Luros, 61, is a Brooklyn native and longtime resident of the San Fernando Valley. He spent most of his judicial career in Van Nuys and San Fernando, although he has also sat in the Antelope Valley and in downtown Los Angeles.

27 Years of Service

He is in his 27th year of judicial service, having been named to the Los Angeles Municipal Court in April 1981 by then-Gov. Jerry Brown, to whom he had been an unpaid legal advisor. A graduate of UC Santa Barbara—he majored in political science and minored in history—and the University of Chicago School of Law, he practiced civil and criminal law with firms in Hollywood and Beverly Hills from November 1973 through 1975.

He established a practice of his own in Encino in January 1976, which he left in 1978 to become an appellate lawyer with the State Public Defender’s Office, where he worked until his appointment to the municipal court. He was 33 years of age at the time of his appointment, and critics of the governor claimed that Brown named him because Luros’ father—who had been convicted on obscenity charges—-was a substantial campaign contributor.

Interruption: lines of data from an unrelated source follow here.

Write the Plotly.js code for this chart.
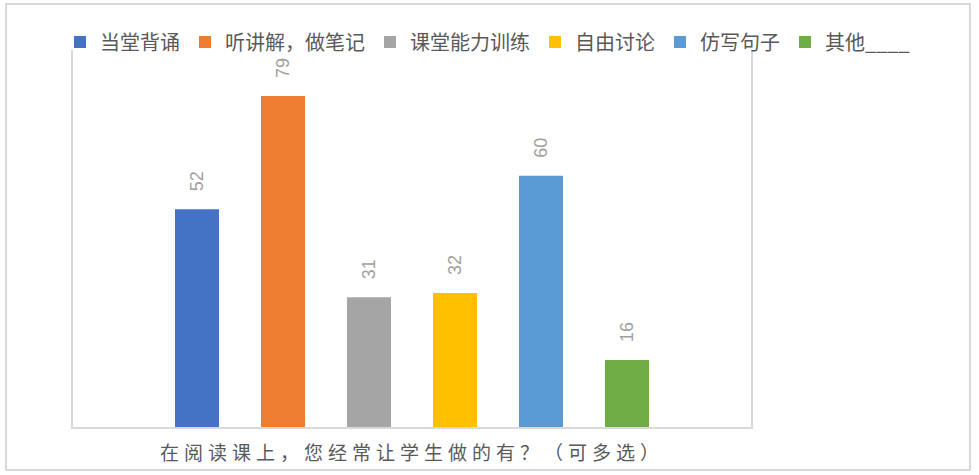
<!DOCTYPE html>
<html>
<head>
<meta charset="utf-8">
<script src="https://cdn.plot.ly/plotly-3.0.1.min.js"></script>
<style>
body { margin: 0; background: #fff; }
#frame { position: absolute; left: 5px; top: 3px; width: 962px; height: 464px; border: 2px solid #d9d9d9; pointer-events: none; }
#chart { position: absolute; left: 0; top: 0; width: 979px; height: 475px; }
.xtick text { letter-spacing: 5px; }
</style>
</head>
<body>
<div id="chart"></div>
<div id="frame"></div>
<script>
var category = ["在阅读课上，您经常让学生做的有？（可多选）"];
var seriesNames = ["当堂背诵", "听讲解，做笔记", "课堂能力训练", "自由讨论", "仿写句子", "其他____"];
var seriesValues = [52, 79, 31, 32, 60, 16];
var seriesColors = ["#4472c4", "#ed7d31", "#a5a5a5", "#ffc000", "#5b9bd5", "#70ad47"];

var fontCJK = '"Noto Sans CJK SC", "Noto Sans", sans-serif';

// plot box in pixels (from the picture): left 73, right 751, top 50, bottom 427
var W = 979, H = 475;
var mL = 6, mR = 10, mT = 4, mB = 48;
var gw = W - mL - mR, gh = H - mT - mB;

var data = [];
for (var i = 0; i < seriesNames.length; i++) {
    data.push({
        type: 'bar',
        name: seriesNames[i],
        x: category,
        y: [seriesValues[i]],
        marker: { color: seriesColors[i] },
        text: [String(seriesValues[i])],
        // padding so the rotated label sits a bit above the bar, like Excel
        texttemplate: '\u00a0\u00a0\u00a0%{text}',
        textposition: 'outside',
        textangle: -90,
        textfont: { family: 'Liberation Sans, Arial, sans-serif', size: 18, color: '#a0a0a0' },
        cliponaxis: false,
        hoverinfo: 'name+y'
    });
}

var layout = {
    width: W,
    height: H,
    margin: { l: mL, r: mR, t: mT, b: mB },
    paper_bgcolor: 'rgba(0,0,0,0)',
    plot_bgcolor: 'rgba(0,0,0,0)',
    font: { family: fontCJK, color: '#595959' },
    barmode: 'group',
    bargap: 0.239,
    bargroupgap: 0.488,
    showlegend: true,
    legend: {
        orientation: 'h',
        x: 0.5, xanchor: 'center',
        y: (H - mB - 42) / gh, yanchor: 'middle',
        font: { family: fontCJK, size: 20, color: '#595959' },
        traceorder: 'normal',
        itemwidth: 30,
        bgcolor: 'rgba(0,0,0,0)'
    },
    xaxis: {
        type: 'category',
        domain: [(73 - mL) / gw, (751 - mL) / gw],
        showline: true, linecolor: '#d9d9d9', linewidth: 2,
        showgrid: false, zeroline: false, ticks: '',
        ticklabelstandoff: 8,
        tickfont: { family: fontCJK, size: 19, color: '#595959' },
        fixedrange: true
    },
    yaxis: {
        range: [0, 90],
        domain: [0, (427 - 50) / gh],
        showline: true, mirror: true, linecolor: '#d9d9d9', linewidth: 2,
        showgrid: false, zeroline: false, showticklabels: false, ticks: '',
        fixedrange: true
    }
};

Plotly.newPlot('chart', data, layout, { displayModeBar: false, staticPlot: true });
</script>
</body>
</html>
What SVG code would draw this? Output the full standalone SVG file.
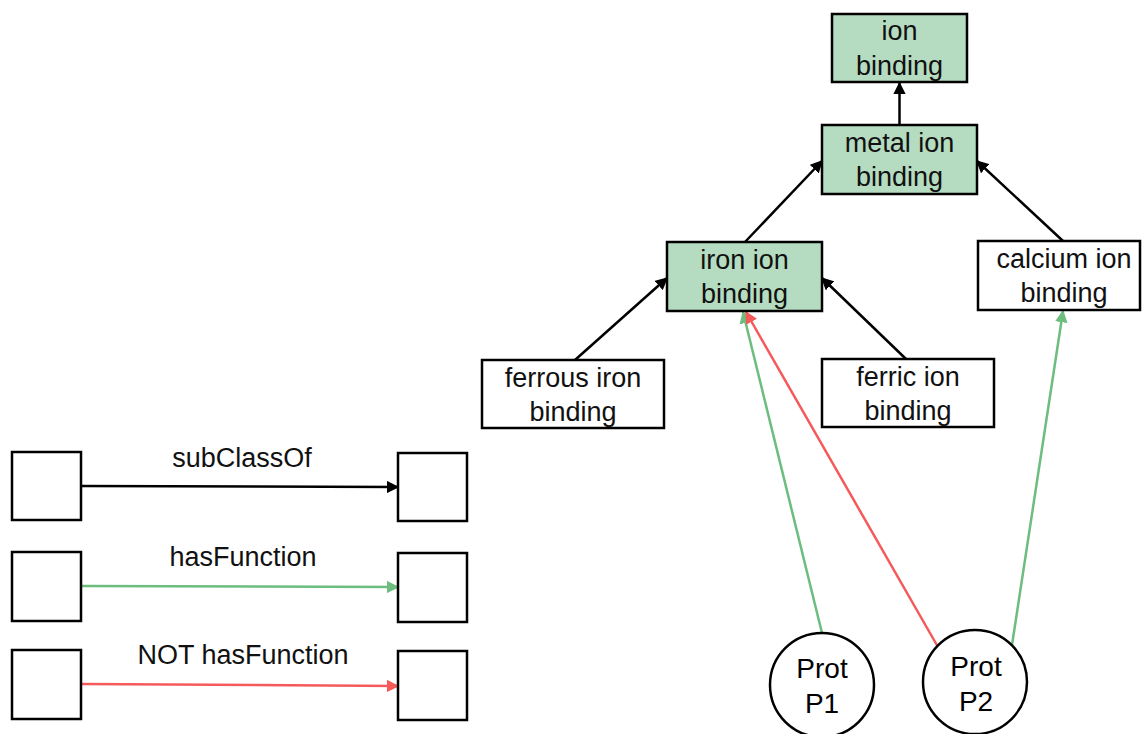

He ran for the Los Angeles Superior Court in 1984, but failed to make the runoff. The County Bar rated him “not qualified” on that occasion.

‘Police Groupie Syndrome’

While the committee that evaluated judicial candidates did not explain the specifics behind the rating, there was a charge that Luros suffered from “police groupie syndrome,” excessively lecturing misdemeanor defendants, setting high bails, carrying blank search warrants in his car, and often going to police stations in the middle of the night to sign warrants rather than having officers come to his home.

He was reportedly assaulted several times while attempting to detain suspects on the street until police came.

He ran for the Superior Court  again in 1996, saying he “became a better judge” by learning the lessons of his earlier campaign. The County Bar rated him “well qualified” and he gained more than 73 percent of the vote against North Hollywood attorney F. Bentley Mooney.

He had both civil and criminal assignments as a judge, and also served by assignment on the Court of Appeal for parts of 1981 and 1989. He won the San Fernando Valley Bar Association Presidents Award in 1992 and the San Fernando Valley Criminal Bar Association Municipal Court Judge of the Year honor in 1989. He has also lectured on criminal and juvenile law.